Exact reproduction of the data is required, with images excluded.

- INFORMATION PROVIDED
--------------------
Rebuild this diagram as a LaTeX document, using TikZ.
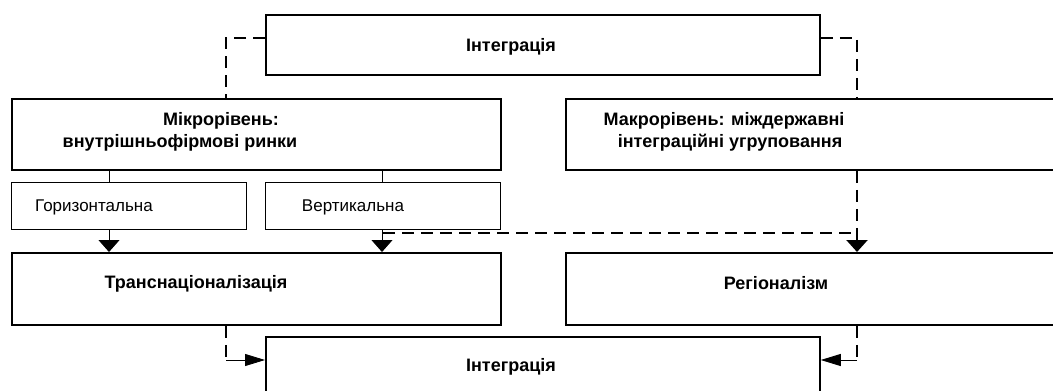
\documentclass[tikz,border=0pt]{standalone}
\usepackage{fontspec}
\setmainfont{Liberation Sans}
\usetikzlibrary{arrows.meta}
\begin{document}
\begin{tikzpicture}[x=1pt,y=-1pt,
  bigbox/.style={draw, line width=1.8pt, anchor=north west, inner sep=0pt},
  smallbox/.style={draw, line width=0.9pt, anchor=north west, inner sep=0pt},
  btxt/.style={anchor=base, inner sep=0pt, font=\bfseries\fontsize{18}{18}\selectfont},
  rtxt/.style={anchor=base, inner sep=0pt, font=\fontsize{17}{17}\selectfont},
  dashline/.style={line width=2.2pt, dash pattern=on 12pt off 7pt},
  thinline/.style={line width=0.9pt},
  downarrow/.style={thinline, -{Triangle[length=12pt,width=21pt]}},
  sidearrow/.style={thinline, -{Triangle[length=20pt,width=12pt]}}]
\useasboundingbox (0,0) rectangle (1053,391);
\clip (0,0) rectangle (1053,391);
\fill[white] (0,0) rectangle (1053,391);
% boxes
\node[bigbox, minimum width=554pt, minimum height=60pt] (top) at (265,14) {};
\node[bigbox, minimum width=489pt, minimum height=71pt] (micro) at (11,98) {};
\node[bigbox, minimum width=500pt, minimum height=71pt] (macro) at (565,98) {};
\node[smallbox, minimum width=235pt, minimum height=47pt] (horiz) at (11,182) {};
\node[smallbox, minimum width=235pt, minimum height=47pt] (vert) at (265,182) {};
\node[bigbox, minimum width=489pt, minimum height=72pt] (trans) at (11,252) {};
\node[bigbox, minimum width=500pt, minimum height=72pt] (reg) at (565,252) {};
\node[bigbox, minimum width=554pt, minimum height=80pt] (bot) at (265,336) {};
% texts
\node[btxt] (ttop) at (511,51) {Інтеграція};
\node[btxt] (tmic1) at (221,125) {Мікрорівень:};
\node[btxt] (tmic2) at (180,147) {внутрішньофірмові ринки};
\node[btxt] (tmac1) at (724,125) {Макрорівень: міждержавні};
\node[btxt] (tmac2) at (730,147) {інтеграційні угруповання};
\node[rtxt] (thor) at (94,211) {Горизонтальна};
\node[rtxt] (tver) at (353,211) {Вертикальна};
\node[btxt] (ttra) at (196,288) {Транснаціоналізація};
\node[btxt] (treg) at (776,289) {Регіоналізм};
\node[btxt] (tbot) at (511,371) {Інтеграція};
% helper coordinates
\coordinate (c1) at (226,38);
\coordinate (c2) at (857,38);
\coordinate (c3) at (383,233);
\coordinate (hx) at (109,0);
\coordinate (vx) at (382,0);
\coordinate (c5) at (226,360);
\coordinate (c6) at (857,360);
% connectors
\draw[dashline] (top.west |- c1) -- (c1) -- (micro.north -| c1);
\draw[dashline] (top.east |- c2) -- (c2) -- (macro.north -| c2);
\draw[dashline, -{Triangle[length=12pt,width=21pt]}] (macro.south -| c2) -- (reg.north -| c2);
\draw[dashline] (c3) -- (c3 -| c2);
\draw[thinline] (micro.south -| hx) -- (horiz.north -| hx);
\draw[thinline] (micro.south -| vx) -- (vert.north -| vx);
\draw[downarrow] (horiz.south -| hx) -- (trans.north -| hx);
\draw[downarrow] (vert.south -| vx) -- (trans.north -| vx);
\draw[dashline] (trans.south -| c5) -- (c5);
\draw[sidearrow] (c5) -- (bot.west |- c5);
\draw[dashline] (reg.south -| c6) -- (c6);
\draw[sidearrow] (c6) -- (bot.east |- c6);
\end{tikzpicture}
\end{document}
--------------------
- RESPONSE FOR THIS EXERCISE
Rebuild this diagram as a LaTeX document, using TikZ.
\documentclass[tikz,border=0pt]{standalone}
\usepackage{fontspec}
\setmainfont{Liberation Sans}
\usetikzlibrary{arrows.meta}
\begin{document}
\begin{tikzpicture}[x=1pt,y=-1pt,
  bigbox/.style={draw, line width=1.8pt, anchor=north west, inner sep=0pt},
  smallbox/.style={draw, line width=0.9pt, anchor=north west, inner sep=0pt},
  btxt/.style={anchor=base, inner sep=0pt, font=\bfseries\fontsize{18}{18}\selectfont},
  rtxt/.style={anchor=base, inner sep=0pt, font=\fontsize{17}{17}\selectfont},
  dashline/.style={line width=2.2pt, dash pattern=on 12pt off 7pt},
  thinline/.style={line width=0.9pt},
  downarrow/.style={thinline, -{Triangle[length=12pt,width=21pt]}},
  sidearrow/.style={thinline, -{Triangle[length=20pt,width=12pt]}}]
\useasboundingbox (0,0) rectangle (1053,391);
\clip (0,0) rectangle (1053,391);
\fill[white] (0,0) rectangle (1053,391);
% boxes
\node[bigbox, minimum width=554pt, minimum height=60pt] (top) at (265,14) {};
\node[bigbox, minimum width=489pt, minimum height=71pt] (micro) at (11,98) {};
\node[bigbox, minimum width=500pt, minimum height=71pt] (macro) at (565,98) {};
\node[smallbox, minimum width=235pt, minimum height=47pt] (horiz) at (11,182) {};
\node[smallbox, minimum width=235pt, minimum height=47pt] (vert) at (265,182) {};
\node[bigbox, minimum width=489pt, minimum height=72pt] (trans) at (11,252) {};
\node[bigbox, minimum width=500pt, minimum height=72pt] (reg) at (565,252) {};
\node[bigbox, minimum width=554pt, minimum height=80pt] (bot) at (265,336) {};
% texts
\node[btxt] (ttop) at (511,51) {Інтеграція};
\node[btxt] (tmic1) at (221,125) {Мікрорівень:};
\node[btxt] (tmic2) at (180,147) {внутрішньофірмові ринки};
\node[btxt] (tmac1) at (724,125) {Макрорівень: міждержавні};
\node[btxt] (tmac2) at (730,147) {інтеграційні угруповання};
\node[rtxt] (thor) at (94,211) {Горизонтальна};
\node[rtxt] (tver) at (353,211) {Вертикальна};
\node[btxt] (ttra) at (196,288) {Транснаціоналізація};
\node[btxt] (treg) at (776,289) {Регіоналізм};
\node[btxt] (tbot) at (511,371) {Інтеграція};
% helper coordinates
\coordinate (c1) at (226,38);
\coordinate (c2) at (857,38);
\coordinate (c3) at (383,233);
\coordinate (hx) at (109,0);
\coordinate (vx) at (382,0);
\coordinate (c5) at (226,360);
\coordinate (c6) at (857,360);
% connectors
\draw[dashline] (top.west |- c1) -- (c1) -- (micro.north -| c1);
\draw[dashline] (top.east |- c2) -- (c2) -- (macro.north -| c2);
\draw[dashline, -{Triangle[length=12pt,width=21pt]}] (macro.south -| c2) -- (reg.north -| c2);
\draw[dashline] (c3) -- (c3 -| c2);
\draw[thinline] (micro.south -| hx) -- (horiz.north -| hx);
\draw[thinline] (micro.south -| vx) -- (vert.north -| vx);
\draw[downarrow] (horiz.south -| hx) -- (trans.north -| hx);
\draw[downarrow] (vert.south -| vx) -- (trans.north -| vx);
\draw[dashline] (trans.south -| c5) -- (c5);
\draw[sidearrow] (c5) -- (bot.west |- c5);
\draw[dashline] (reg.south -| c6) -- (c6);
\draw[sidearrow] (c6) -- (bot.east |- c6);
\end{tikzpicture}
\end{document}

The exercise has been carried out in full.